Work to complete: Set the lines down again exactly, first line through the line that contains "(0,0) rectangle (950,527);", with no pictures.
-- start --
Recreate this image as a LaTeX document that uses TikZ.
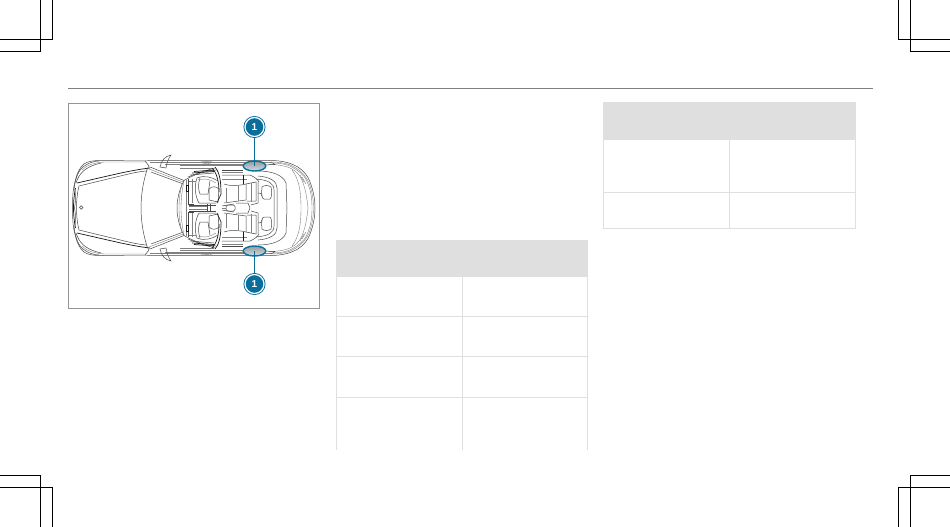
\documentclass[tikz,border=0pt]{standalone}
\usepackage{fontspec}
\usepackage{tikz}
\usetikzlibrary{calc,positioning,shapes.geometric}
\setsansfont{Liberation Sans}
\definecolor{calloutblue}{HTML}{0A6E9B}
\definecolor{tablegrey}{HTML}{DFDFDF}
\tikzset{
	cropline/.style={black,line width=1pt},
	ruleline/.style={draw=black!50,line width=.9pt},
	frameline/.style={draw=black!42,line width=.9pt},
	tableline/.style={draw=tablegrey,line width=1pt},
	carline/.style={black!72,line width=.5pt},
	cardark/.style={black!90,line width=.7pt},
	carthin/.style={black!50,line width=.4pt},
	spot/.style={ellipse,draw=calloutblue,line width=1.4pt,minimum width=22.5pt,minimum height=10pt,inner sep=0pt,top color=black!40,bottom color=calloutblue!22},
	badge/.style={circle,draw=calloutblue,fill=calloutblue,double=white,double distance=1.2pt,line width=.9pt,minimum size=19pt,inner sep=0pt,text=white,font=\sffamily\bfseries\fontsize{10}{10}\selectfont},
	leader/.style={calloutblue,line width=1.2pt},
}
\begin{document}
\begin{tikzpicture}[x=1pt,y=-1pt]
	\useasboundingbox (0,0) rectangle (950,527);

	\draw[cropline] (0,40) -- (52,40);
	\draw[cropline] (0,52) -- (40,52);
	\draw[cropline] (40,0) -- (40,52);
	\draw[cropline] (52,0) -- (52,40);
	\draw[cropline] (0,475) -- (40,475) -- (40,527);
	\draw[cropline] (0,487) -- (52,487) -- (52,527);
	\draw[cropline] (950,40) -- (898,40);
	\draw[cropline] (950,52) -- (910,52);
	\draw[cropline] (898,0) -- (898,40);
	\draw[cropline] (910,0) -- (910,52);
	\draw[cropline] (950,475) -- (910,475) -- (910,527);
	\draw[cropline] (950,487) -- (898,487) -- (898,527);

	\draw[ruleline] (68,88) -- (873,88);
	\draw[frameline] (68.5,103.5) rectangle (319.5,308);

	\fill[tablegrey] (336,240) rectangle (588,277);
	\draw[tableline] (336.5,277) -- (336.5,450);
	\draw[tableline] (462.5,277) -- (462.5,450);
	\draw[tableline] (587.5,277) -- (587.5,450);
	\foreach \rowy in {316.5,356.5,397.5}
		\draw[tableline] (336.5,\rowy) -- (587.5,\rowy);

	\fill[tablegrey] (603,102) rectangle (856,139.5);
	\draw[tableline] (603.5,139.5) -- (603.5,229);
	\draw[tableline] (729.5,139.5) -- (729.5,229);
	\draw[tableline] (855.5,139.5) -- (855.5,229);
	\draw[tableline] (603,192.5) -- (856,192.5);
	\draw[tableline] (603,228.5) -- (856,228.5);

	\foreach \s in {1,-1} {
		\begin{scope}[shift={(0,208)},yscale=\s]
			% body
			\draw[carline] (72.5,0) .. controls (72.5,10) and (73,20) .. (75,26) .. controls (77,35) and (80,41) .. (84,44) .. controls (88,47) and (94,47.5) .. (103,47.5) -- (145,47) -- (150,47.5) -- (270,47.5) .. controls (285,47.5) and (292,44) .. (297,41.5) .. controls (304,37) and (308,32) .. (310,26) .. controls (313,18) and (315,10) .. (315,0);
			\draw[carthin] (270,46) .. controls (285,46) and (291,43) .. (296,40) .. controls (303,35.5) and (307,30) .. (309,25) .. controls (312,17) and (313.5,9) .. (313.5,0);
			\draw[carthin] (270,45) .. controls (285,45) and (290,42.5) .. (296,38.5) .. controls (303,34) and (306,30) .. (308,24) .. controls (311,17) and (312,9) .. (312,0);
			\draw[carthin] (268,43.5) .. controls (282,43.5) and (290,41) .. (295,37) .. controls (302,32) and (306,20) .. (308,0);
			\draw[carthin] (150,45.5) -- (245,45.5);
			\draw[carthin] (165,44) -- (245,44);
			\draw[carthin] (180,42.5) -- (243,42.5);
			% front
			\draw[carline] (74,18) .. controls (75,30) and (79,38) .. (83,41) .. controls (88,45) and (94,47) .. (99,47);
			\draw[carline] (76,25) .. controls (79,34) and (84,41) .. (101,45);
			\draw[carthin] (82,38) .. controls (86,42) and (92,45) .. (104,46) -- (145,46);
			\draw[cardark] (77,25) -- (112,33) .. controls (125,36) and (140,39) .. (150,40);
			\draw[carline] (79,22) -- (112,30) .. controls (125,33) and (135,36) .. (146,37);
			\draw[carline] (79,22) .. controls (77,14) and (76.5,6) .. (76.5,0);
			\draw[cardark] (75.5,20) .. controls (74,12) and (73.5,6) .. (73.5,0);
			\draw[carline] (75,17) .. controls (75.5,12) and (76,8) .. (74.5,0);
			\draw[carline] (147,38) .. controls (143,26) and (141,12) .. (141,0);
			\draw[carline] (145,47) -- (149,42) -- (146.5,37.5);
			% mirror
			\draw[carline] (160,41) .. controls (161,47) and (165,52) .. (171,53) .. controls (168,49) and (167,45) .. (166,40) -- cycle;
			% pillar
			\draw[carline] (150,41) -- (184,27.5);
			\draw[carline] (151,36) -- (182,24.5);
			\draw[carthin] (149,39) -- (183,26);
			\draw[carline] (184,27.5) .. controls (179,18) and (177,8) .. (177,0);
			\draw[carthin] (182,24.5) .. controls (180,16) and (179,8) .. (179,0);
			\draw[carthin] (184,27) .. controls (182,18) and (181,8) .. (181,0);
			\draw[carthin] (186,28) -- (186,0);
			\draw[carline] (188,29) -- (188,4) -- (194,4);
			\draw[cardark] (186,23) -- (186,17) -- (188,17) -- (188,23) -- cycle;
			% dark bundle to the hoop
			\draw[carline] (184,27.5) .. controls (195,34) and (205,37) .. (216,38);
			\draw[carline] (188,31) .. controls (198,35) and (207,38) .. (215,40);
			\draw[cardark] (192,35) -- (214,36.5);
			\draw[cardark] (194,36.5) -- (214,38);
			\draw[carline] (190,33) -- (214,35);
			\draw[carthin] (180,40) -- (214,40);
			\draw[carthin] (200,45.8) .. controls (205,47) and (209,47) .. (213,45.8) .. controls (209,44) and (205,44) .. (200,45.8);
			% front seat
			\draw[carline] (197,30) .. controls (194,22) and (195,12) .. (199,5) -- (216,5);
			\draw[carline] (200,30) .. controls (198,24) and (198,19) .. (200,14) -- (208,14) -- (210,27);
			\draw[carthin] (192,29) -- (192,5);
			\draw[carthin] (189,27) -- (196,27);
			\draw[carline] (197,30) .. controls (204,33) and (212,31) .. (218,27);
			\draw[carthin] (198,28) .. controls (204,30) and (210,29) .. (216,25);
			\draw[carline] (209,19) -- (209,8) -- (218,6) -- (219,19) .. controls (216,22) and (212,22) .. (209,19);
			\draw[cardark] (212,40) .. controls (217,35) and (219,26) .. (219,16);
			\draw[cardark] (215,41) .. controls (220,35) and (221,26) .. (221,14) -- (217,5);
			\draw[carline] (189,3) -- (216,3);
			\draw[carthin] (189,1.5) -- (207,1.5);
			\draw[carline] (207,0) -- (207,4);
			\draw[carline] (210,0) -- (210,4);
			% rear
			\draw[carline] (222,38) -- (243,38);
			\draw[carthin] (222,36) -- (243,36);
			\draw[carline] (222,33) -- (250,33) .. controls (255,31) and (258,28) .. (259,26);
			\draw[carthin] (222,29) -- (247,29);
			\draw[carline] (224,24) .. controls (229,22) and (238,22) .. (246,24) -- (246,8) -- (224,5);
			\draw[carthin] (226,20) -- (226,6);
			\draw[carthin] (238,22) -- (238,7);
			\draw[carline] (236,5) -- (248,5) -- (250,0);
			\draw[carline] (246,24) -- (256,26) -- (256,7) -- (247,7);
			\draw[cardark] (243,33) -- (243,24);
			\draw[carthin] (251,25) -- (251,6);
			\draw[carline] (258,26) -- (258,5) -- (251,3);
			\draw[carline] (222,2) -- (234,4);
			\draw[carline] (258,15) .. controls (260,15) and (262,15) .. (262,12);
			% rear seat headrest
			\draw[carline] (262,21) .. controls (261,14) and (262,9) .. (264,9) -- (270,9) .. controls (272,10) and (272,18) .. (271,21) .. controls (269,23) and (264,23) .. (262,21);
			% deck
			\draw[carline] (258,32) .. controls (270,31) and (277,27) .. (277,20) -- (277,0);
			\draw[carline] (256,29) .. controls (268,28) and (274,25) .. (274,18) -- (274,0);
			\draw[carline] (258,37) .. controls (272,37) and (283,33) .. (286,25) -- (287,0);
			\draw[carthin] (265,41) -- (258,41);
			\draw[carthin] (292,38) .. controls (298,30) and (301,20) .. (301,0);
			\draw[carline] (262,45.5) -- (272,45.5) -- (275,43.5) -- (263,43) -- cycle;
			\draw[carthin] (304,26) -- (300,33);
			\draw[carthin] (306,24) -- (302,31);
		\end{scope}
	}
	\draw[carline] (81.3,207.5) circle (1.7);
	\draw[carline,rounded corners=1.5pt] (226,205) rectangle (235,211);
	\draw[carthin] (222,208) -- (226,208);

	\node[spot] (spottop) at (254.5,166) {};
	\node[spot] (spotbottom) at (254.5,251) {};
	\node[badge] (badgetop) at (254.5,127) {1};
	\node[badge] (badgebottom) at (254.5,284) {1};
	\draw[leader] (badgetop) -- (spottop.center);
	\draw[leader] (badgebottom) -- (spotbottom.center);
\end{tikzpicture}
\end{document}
-- end --
Output for this task:
Recreate this image as a LaTeX document that uses TikZ.
\documentclass[tikz,border=0pt]{standalone}
\usepackage{fontspec}
\usepackage{tikz}
\usetikzlibrary{calc,positioning,shapes.geometric}
\setsansfont{Liberation Sans}
\definecolor{calloutblue}{HTML}{0A6E9B}
\definecolor{tablegrey}{HTML}{DFDFDF}
\tikzset{
	cropline/.style={black,line width=1pt},
	ruleline/.style={draw=black!50,line width=.9pt},
	frameline/.style={draw=black!42,line width=.9pt},
	tableline/.style={draw=tablegrey,line width=1pt},
	carline/.style={black!72,line width=.5pt},
	cardark/.style={black!90,line width=.7pt},
	carthin/.style={black!50,line width=.4pt},
	spot/.style={ellipse,draw=calloutblue,line width=1.4pt,minimum width=22.5pt,minimum height=10pt,inner sep=0pt,top color=black!40,bottom color=calloutblue!22},
	badge/.style={circle,draw=calloutblue,fill=calloutblue,double=white,double distance=1.2pt,line width=.9pt,minimum size=19pt,inner sep=0pt,text=white,font=\sffamily\bfseries\fontsize{10}{10}\selectfont},
	leader/.style={calloutblue,line width=1.2pt},
}
\begin{document}
\begin{tikzpicture}[x=1pt,y=-1pt]
	\useasboundingbox (0,0) rectangle (950,527);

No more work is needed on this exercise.